Mary Surratt (Photo: Public Domain/WikiCommons)

This story is part of series on female assassins. Previously: The Israeli spy who never meant to be famous and Gerald Ford’s two would-be killers—a mom and a Manson girl

On the afternoon before Abraham Lincoln died, Mary Surratt took a little trip from her boarding house in D.C. to Surrattsville, the town in southern Maryland named after her family and the tavern they once ran there. To make the journey, about 14 miles southwest from the city, she asked one of her lodgers, Lou Weichmann, to rent a carriage and take her.

Surratt said she intended to pay a debt, but as Weichmann would later testify at her trial, before they left, John Wilkes Booth handed her a package. In Surrattsville, she left that package with John Lloyd—telling him, he testified later, to keep it ready, along with a set of rifles.

Just a few hours later, Booth would stop at the tavern to pick up those guns and the binoculars inside the package, while, back in D.C. the police showed up at Surratt’s boarding house, looking for him.

Within the next two months, Mary Surratt was arrested, tried and executed for her role in the conspiracy to assassinate President Lincoln. When she was hung, along with three other conspirators, she became the first woman that the United States government ever executed. Until she died, though, she proclaimed her innocence—and for more than a century, many historians argued that she might have been wrongfully killed. But in the past few decades the case against her has been laid out more clearly: She knew exactly what she was doing.

“She was such a tragic figure, like an actress in a play,” says Kate Clifford Larson, author of the Surratt biography Assassin’s Accomplice. “She was a really smart woman who made her own independent decision. She believed in slavery and the way of life in the South. She felt that her life would be better if Lincoln were no longer president. She made a conscious decision to help Booth, like all those other conspirators.”

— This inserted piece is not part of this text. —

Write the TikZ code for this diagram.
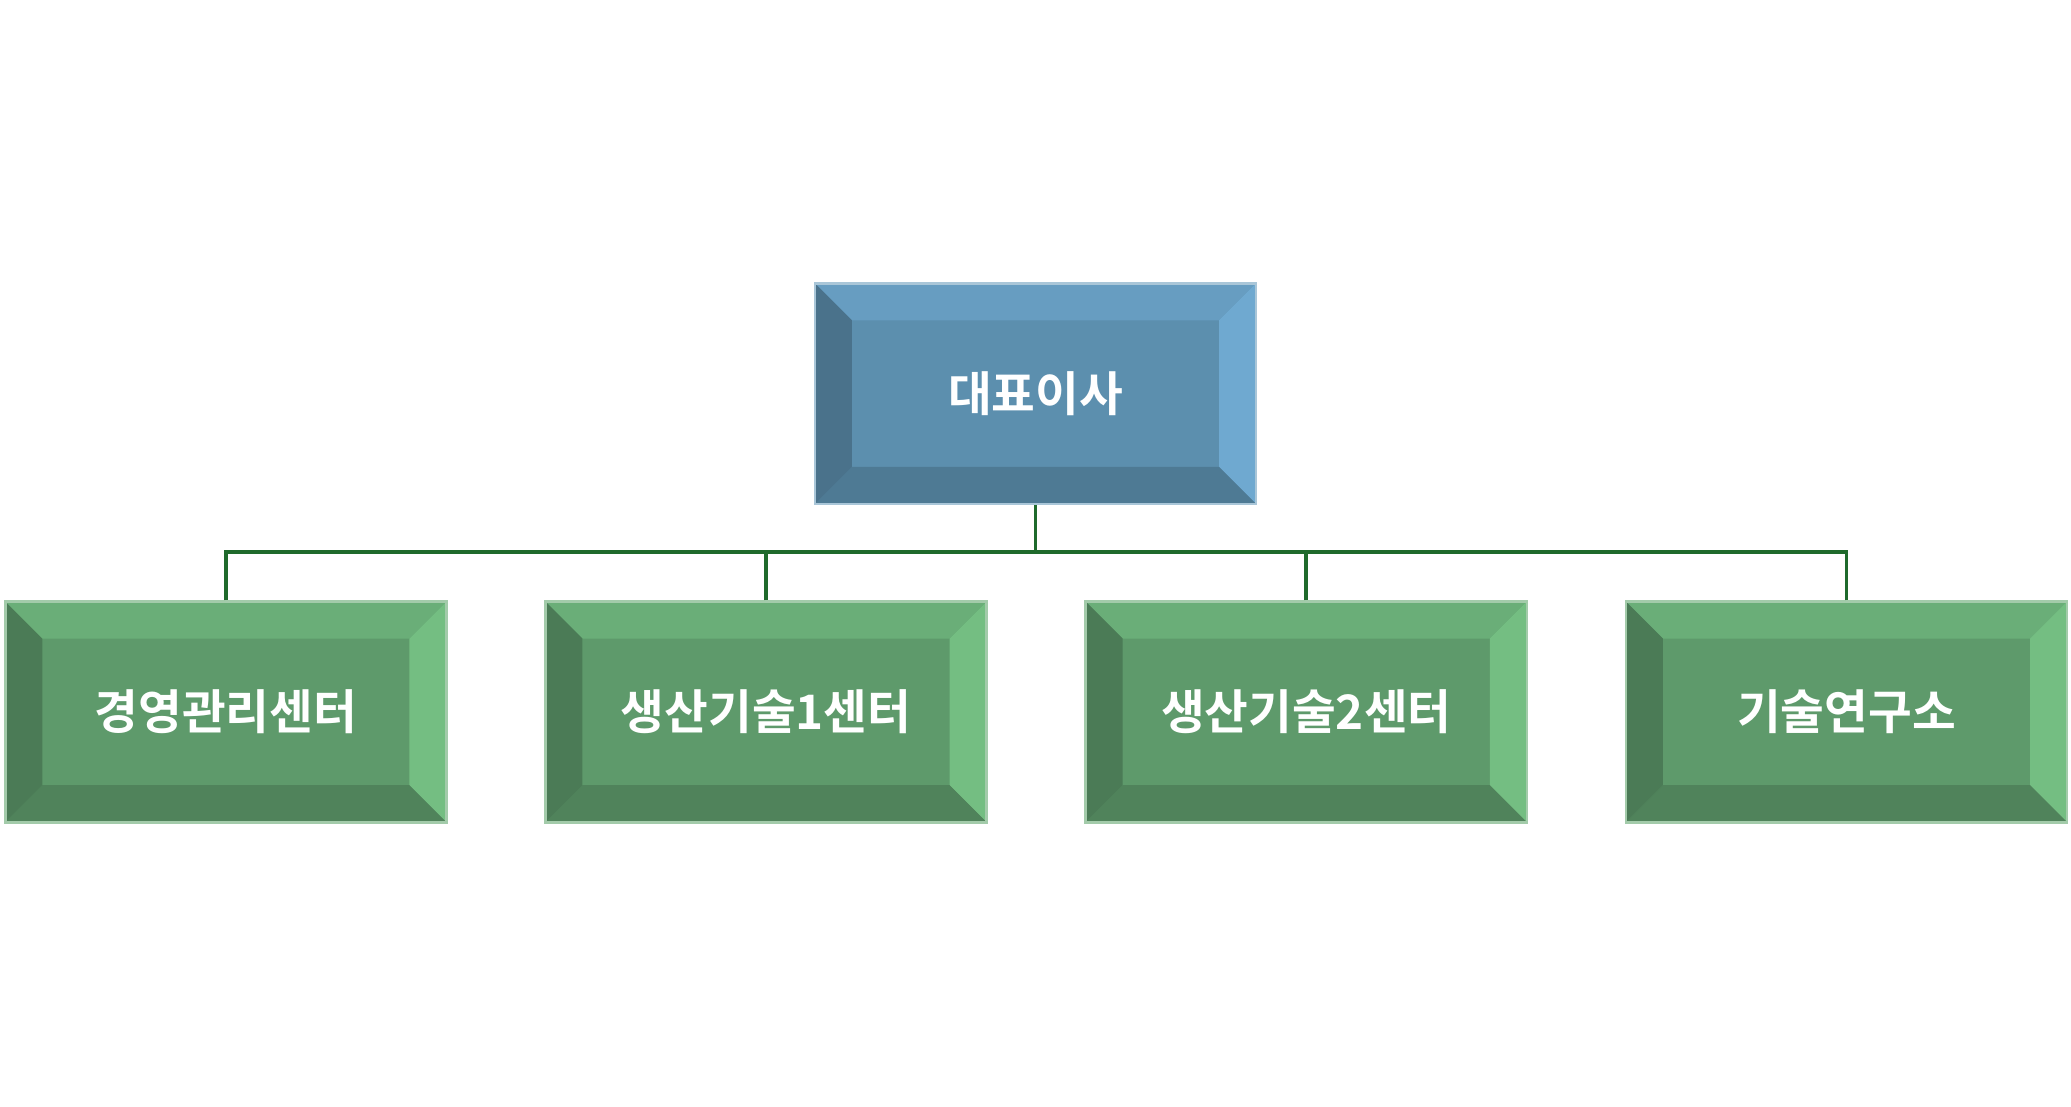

Surratt was born in a town southwest of D.C., in the lobe of Maryland that dips south in between the Potomac River and Chesapeake Bay.  As a young girl, she was sent to Catholic school—she was born Protestant, but converted after a couple years at the school—and married in 1840. She and her husband, John Surratt, stayed in the region, living in D.C. and just outside, until John died of stroke in 1862. By then, the family’s once-healthy finances had deteriorated. But John did leave his wife the tavern in Surrattsville and a townhouse in D.C.  

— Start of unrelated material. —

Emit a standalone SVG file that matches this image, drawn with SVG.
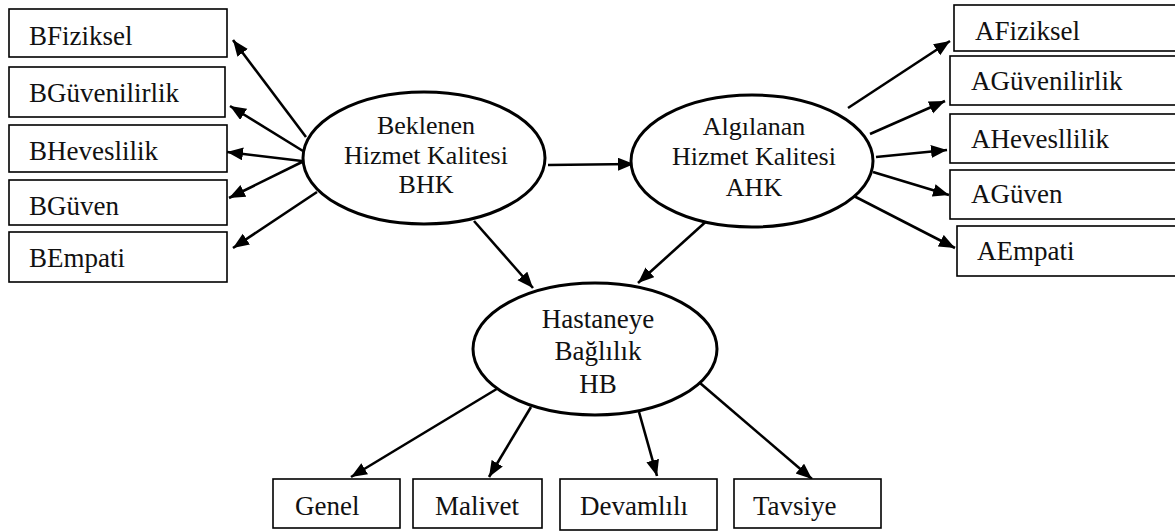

The Surratt boarding house (Photo: Library of Congress)

The area of Maryland where the Surratts lived, though technically still part of the Union, was deeply sympathetic to the Confederate cause. One of Surratt’s sons had joined the Confederate army; the other, John Jr., served as a courier of clandestine information. The tavern was a safe house for confederate spies, and John Jr., once the town’s postmaster, had been investigated for disloyalty and kicked out of the job.

Near the end of 1864, John Jr. was introduced to a handsome actor, John Wilkes Booth. Soon, Booth was a regular at the Surratts’ D.C. boarding house, where Mary had relocated. At the time, Booth wasn’t planning to kill the president—just to kidnap him. But by the spring, after an attempted kidnapping had failed, the plan had transformed.

While John Wilkes Booth was planning Lincoln’s assassination, he and Mary Surratt met and talked many times. The question has always been: Did she know what he was planning? Did she help him?  

After she was executed, public opinion shifted to Surratt’s side, as it was unusual for a woman to receive capital punishment for a crime, and it shocked people. In 1894, David Miller DeWitt, a Congressman from New York, wrote an account of the trial titled The Judicial Murder of Mary Surratt, in which he argues that she was, essentially, judged guilty before the trial even began. He notes, for instance, that Weichmann later said that “a statement had been prepared for him, that it was written out for him, and that he was threatened with prosecution as one of the conspirators if he did not swear to it.” Combined with the scandal of executing a woman, the shakiness of the case made Surratt’s conviction, of all the Lincoln conspirators, “the most controversial case both at the time and since,” writes historian Thomas Reed Turner.

“She was viewed as an innocent victim, because number one, she was a woman, she was the first woman ever executed by the federal government,” says American history scholar Ed Steers, “and the testimony seemed weak and circumstantial.” But when scholarly assassination historians started digging into the evidence against Surratt, he says, it became clear that she was indeed complicit. John Lloyd’s testimony, in particular, was damning—he filled out the details of how she had carried that package and told him, in advance of the murder, to ready the “shooting irons”—the rifles Booth would collect while trying to escape.

“In my opinion, if any reasonable historian reads the trial transcript, they will come to the conclusion that that government was quite right,” says Steers. “The evidence is there, and it’s quite good.”

And in Larson’s view, too, the excuses made for Surratt over the years—she was in love with Booth, but had no idea what he was up to; she was too religious to help plan a murder—don’t add up. The idea of a love-lorn or religious woman tapped into 19th century sympathies. But now we know better. “Not all women do things because they’re in love with some man,” says Larson. “They have their own agency. Now we know women were right there doing horrible things with men.” Including help assassinate one of America’s most beloved leaders.